30 Jun. 2008 · No Comments

It looks like our little heat wave is over for now. Based on history, I’d say we will have 1 or 2 more of these later this summer. Strange thing about Seattle is that it is extremely equinox-based as far as the weather goes. Where most parts of the country really see summer around Memorial Day and ending at Labor Day, we really don’t get the seasonal change until the official starts of the seasons and then it just blammo - welcome to the next season.

I think I’ve slept 3 or 4 hours since Friday. Most of the rest of the time was laying there in a state of semi consciousness, feeling just so icky and uncomfortable.
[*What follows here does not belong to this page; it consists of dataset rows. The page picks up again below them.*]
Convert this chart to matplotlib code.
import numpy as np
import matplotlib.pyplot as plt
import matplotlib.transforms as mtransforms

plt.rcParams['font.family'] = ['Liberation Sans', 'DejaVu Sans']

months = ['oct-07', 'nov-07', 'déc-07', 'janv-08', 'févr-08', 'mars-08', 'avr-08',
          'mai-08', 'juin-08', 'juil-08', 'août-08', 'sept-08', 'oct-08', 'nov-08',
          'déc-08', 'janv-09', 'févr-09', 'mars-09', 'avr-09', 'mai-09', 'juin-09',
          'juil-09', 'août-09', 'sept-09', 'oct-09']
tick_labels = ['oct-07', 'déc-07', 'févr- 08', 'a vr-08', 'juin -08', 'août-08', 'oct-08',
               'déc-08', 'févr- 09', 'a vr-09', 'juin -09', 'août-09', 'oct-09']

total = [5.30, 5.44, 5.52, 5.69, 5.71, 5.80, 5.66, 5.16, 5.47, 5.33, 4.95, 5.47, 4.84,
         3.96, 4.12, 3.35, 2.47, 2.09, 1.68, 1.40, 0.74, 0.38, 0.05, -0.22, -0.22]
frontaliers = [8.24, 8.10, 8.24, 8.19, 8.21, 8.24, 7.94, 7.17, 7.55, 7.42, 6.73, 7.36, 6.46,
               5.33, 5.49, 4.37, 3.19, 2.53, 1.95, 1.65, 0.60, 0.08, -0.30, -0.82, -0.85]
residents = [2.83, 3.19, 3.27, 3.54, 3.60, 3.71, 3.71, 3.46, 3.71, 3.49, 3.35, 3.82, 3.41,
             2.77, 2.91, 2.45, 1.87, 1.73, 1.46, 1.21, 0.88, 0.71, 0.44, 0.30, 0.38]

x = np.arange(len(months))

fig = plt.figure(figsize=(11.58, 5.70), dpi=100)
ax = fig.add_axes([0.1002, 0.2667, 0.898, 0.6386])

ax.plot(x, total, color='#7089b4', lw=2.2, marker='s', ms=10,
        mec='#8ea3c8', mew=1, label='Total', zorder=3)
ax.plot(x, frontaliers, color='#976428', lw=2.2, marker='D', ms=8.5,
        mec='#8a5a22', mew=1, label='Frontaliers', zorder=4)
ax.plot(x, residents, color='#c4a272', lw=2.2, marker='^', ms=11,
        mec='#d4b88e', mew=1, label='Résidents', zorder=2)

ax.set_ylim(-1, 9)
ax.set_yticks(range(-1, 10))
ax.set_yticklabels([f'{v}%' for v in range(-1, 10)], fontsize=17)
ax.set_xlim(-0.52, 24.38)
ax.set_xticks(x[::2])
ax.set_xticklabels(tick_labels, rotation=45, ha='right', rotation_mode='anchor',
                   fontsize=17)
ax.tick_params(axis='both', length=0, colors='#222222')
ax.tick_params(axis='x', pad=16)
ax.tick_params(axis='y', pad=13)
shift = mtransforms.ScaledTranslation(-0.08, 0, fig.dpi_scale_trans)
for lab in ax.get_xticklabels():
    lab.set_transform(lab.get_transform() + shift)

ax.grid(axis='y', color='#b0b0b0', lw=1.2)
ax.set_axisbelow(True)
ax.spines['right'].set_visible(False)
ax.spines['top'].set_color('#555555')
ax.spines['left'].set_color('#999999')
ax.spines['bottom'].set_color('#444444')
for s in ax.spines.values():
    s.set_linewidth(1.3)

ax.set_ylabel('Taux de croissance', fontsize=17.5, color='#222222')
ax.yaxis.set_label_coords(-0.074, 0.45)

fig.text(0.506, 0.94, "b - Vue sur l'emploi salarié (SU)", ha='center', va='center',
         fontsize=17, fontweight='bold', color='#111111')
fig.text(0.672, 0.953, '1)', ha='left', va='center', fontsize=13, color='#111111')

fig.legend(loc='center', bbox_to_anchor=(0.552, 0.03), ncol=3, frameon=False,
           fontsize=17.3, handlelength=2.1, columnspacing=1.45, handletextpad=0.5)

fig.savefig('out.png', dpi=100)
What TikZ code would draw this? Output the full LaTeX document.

About 2 this morning as I flipped over again, pushing Bosco away (who enjoys cuddling even more when it’s a billion degrees), I sat halfway up in bed. I swung my legs over to the other side and just sort of watched myself do it. The ease and increased flexibility and mobility I had sort of surprised me. As I started to bitch to myself about how stuffy and icky it was, seeing that even at 2 in the morning it was still about 90 in my apartment, I thought back to the Old Days and really just marveled. In Houston, even 73 or 74 degrees had me sweating profusely and barely able to breathe, certainly unable to do any sort of exercise. And yet, there I was lying there in an airless 90 degree room after walking miles and miles in the bright sun and heat most of the weekend.

I forget sometimes. Actually, I forget a lot. But this morning, in the middle of my complaining, I paused and smiled. I am forgetting now…forgetting just how incapacitated I once was, how miserable, how unable to tolerate the elements. It’s things like this I need to remember, especially when I wig out over a 5-7 pound weight gain. Because I’m never going back to that again and need to keep reminding myself of that.